Aujourd’hui cheffe d’entreprise, Amanda est fière de ce qu’est devenue sa société Alto, créée il y a plus de 20 ans. « Alto a été la première structure en France, voire au monde, à réunir sous une même bannière tous les métiers de l’interprétariat ». « Nous sommes aujourd’hui toujours unique car cette structure est dirigée par quelqu’un du métier. C’est la crédibilité d’Alto. Avec mon expérience, je sais faire la différence entre un bon et un mauvais traducteur. Nous offrons toutes sortes de services, transcription, sténotype, coaching, interprétation, langue des signes, et là depuis peu, je travaille sur la création d’un pôle de traduction avec le braille. Ca ne s’est encore jamais fait », indique-t-elle. 

Revendue depuis deux ans, Alto reste sous la direction d’Amanda Galsworthy. Présente dans le monde entier, la société Alto s’est également spécialisée dans la communication de crise. Disponible 24h sur 24, sept jours sur sept, elle peut répondre à toutes les demandes et donc à des situations d’urgence. Deux personnes à Hong-Kong, dont Masha Mallet-Antonova qui assure la direction de la branche Asie, et huit à Paris composent l’équipe d’employés de la structure. Les autres salariés sont des intermittents. « En dehors des organismes internationaux de type ONU ou encore OCDE qui nécessitent une personne à temps plein, les interprètes de qualité qui réussissent sont tous des free lance », précise-t-elle.

Avec une clientèle composée en grande partie d’entreprises du CAC 40, l’esprit d’Alto repose sur deux promesses. Une disponibilité pour les clients qui bénéficient d’un véritable accompagnement, un partenariat. Mais aussi l’assurance pour les clients réguliers d’avoir une équipe dédiée au sein de la structure. « Pour ces clients, c’est comme s’ils avaient leur propre département linguistique mais chez nous. Une sorte de prestataire intégré », explique Amanda.

Toujours en mouvement, la Franco-Britannique a le besoin permanent de lancer de nouveaux projets. Alto se développe et Amanda se tourne à nouveau vers l’enseignement et lance également des sessions de coaching axées sur l’inter culturalité. « Il s’agit d’ateliers pour la prise de parole en public en anglais. On ne parle pas à des Anglais comme on parle à des Français. La communication ne consiste pas juste à mettre des mots anglais sur une syntaxe française, ça ne marche pas. La communication dans chaque langue et chaque culture a ses codes et il faut les connaître », assure-t-elle. Lors de coaching avec ses clients, Amanda insiste sur l’importance, dans une transaction, de mettre en place une bonne communication avec leurs interlocuteurs étrangers, en évoquant quelques sujets importants de leur culture. « Vous verrez la réaction surtout venant d’un Français, vous entrez directement dans leur culture et vous leur signalez que vous vous y intéressez, que vous la respectez ».
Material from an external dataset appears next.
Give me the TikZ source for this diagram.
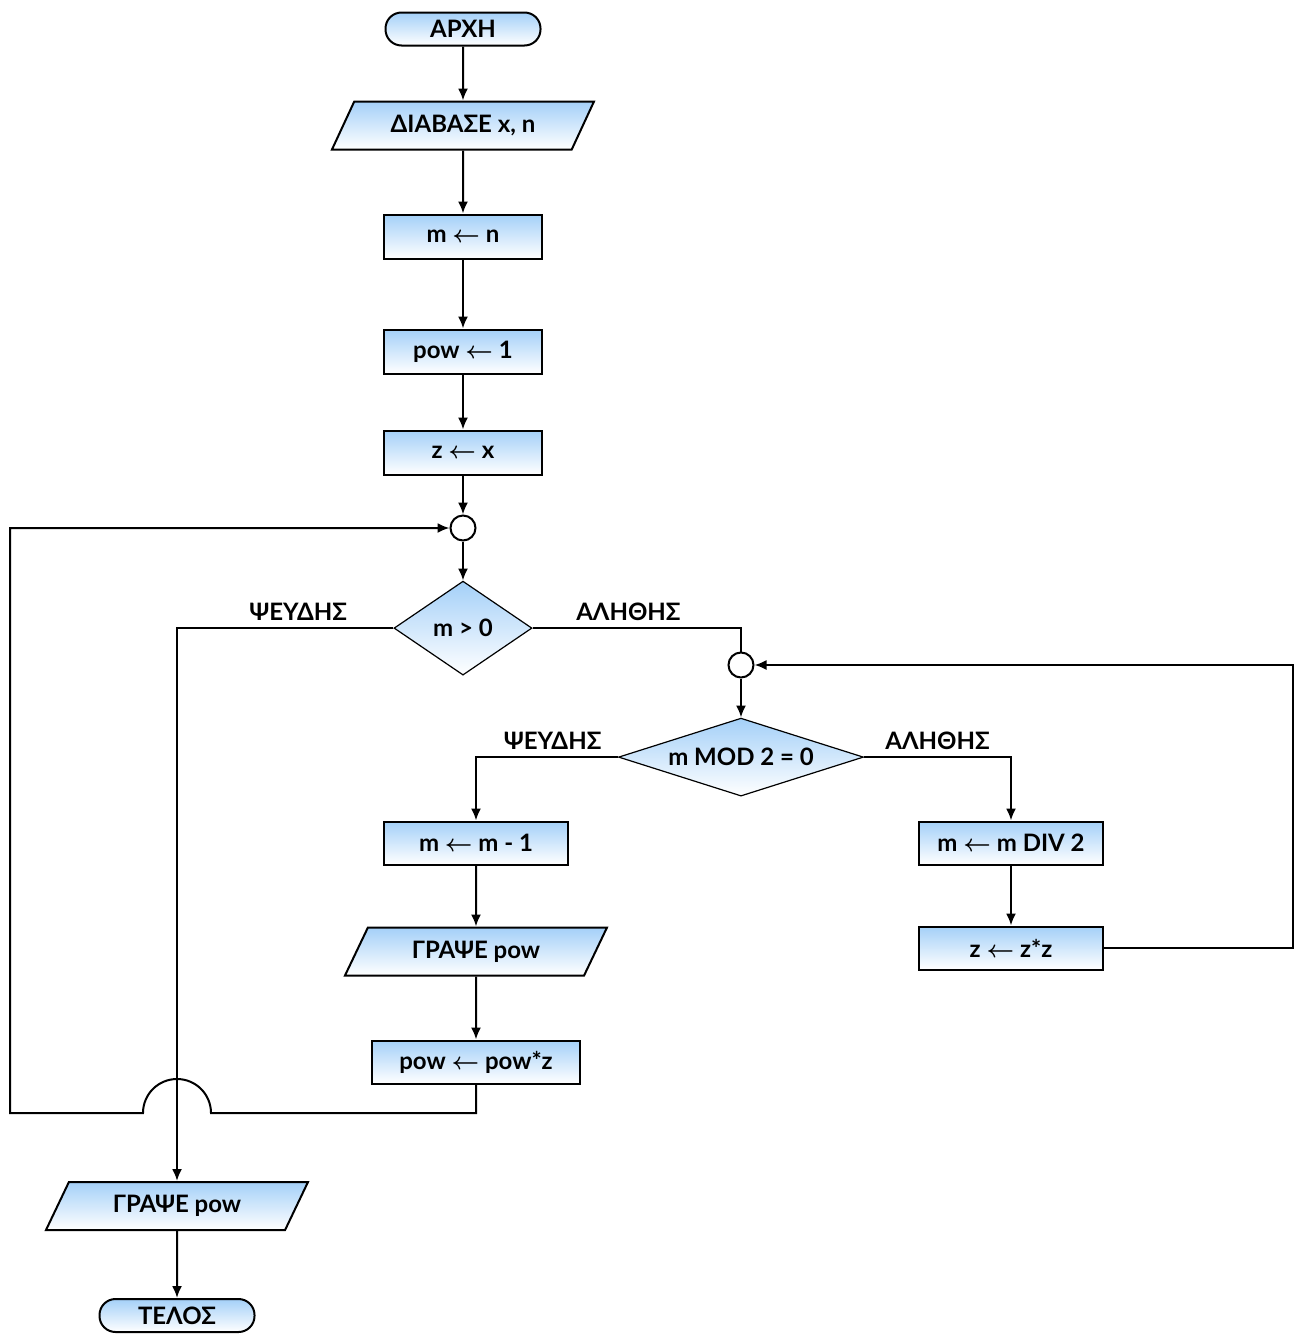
\documentclass[tikz,border=0pt]{standalone}
\usepackage{fontspec}
\setmainfont{Lato}
\usetikzlibrary{arrows.meta,positioning,shapes.geometric}
\definecolor{fillblue}{RGB}{164,208,248}
\newcommand{\assign}{{\boldmath$\leftarrow$}}

\begin{document}
\begin{tikzpicture}[
x=0.5pt, y=-0.5pt,
node distance=28pt,
every node/.style={font=\bfseries\fontsize{12}{14}\selectfont},
terminal/.style={
draw,
line width=1pt,
rounded corners=8pt,
minimum width=77.5pt,
minimum height=16.5pt,
inner sep=0pt,
top color=fillblue,
bottom color=white
},
process/.style={
draw,
line width=1pt,
minimum width=79pt,
minimum height=22pt,
inner sep=0pt,
top color=fillblue,
bottom color=white
},
io/.style={
draw,
line width=1pt,
trapezium,
trapezium left angle=43,
trapezium right angle=137,
trapezium stretches body,
minimum width=131pt,
minimum height=24pt,
inner sep=0pt,
top color=fillblue,
bottom color=white
},
decision/.style={
draw,
line width=0.6pt,
diamond,
inner sep=0pt,
top color=fillblue,
bottom color=white
},
joint/.style={draw, circle, line width=1pt, minimum size=12.5pt, inner sep=0pt, fill=white},
arrow/.style={-{Latex[length=6pt,width=5pt]}, line width=1pt},
line/.style={line width=1pt}
]
\useasboundingbox (0,0) rectangle (1296,1339);

% Main column
\node[terminal] (start) at (463,29) {ΑΡΧΗ};
\node[io, below=27pt of start] (read) {ΔΙΑΒΑΣΕ x, n};
\node[process, below=31.5pt of read] (mn) {m \assign{} n};
\node[process, below=34.5pt of mn] (pow1) {pow \assign{} 1};
\node[process, below=27.5pt of pow1] (zx) {z \assign{} x};
\node[joint, below=19.5pt of zx] (join1) {};
\node[decision, aspect=1.47, minimum width=69pt, minimum height=47pt, below=19.5pt of join1] (test1) {m > 0};

% Inner loop
\node[joint] (join2) at (741,665) {};
\node[decision, aspect=3.14, minimum width=122.5pt, minimum height=39pt, below=19.5pt of join2] (test2) {m MOD 2 = 0};
\node[process, minimum width=92pt, minimum height=21.5pt] (m1) at (476,843) {m \assign{} m - 1};
\node[process, minimum width=92pt, minimum height=21.5pt] (div) at (1011,843) {m \assign{} m DIV 2};
\node[process, minimum width=92pt, minimum height=21.5pt, below=30pt of div] (zz) {z \assign{} z*z};
\node[io, below=30.5pt of m1] (write1) {ΓΡΑΨΕ pow};
\node[process, minimum width=104pt, minimum height=21.5pt, below=31.5pt of write1] (powz) {pow \assign{} pow*z};

% Exit
\node[io] (write2) at (177,1206) {ΓΡΑΨΕ pow};
\node[terminal, below=33.5pt of write2] (end) {ΤΕΛΟΣ};

\coordinate (backR) at ([xshift=94.5pt]zz.east);
\coordinate (hopR) at (211,1113);
\coordinate (backL) at (10,1113);

% Arrows
\draw[arrow] (start) -- (read);
\draw[arrow] (read) -- (mn);
\draw[arrow] (mn) -- (pow1);
\draw[arrow] (pow1) -- (zx);
\draw[arrow] (zx) -- (join1);
\draw[arrow] (join1) -- (test1);
\draw[arrow] (test1.west) -| node[above, pos=0.22]{ΨΕΥΔΗΣ} (write2.north);
\draw[line] (test1.east) -| node[above, pos=0.23]{ΑΛΗΘΗΣ} (join2.north);
\draw[arrow] (join2) -- (test2);
\draw[arrow] (test2.west) -| node[above, pos=0.23]{ΨΕΥΔΗΣ} (m1.north);
\draw[arrow] (test2.east) -| node[above, pos=0.25]{ΑΛΗΘΗΣ} (div.north);
\draw[arrow] (div) -- (zz);
\draw[arrow] (zz.east) -- (backR) |- (join2.east);
\draw[arrow] (m1) -- (write1);
\draw[arrow] (write1) -- (powz);
\draw[arrow] (powz.south) |- (hopR) arc[start angle=0, end angle=180, radius=17pt] -- (backL) |- (join1.west);
\draw[arrow] (write2) -- (end);

\end{tikzpicture}
\end{document}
Celle qui incarne le métier d’interprète conclut notre rencontre avec une citation de Nelson Mandela. Citation qui, pour elle, 

illustre tout son parcours. « Cette phrase dit tout, résume tout », affirme-t-elle. « If you speak to a man in a language he understands that goes to his head, if you speak to him in his language that goes to his heart ». « Il faut parler aux gens leur langue. Ils vous écoutent à défaut de vous entendre. C’est la clé de la communication », conclut-elle.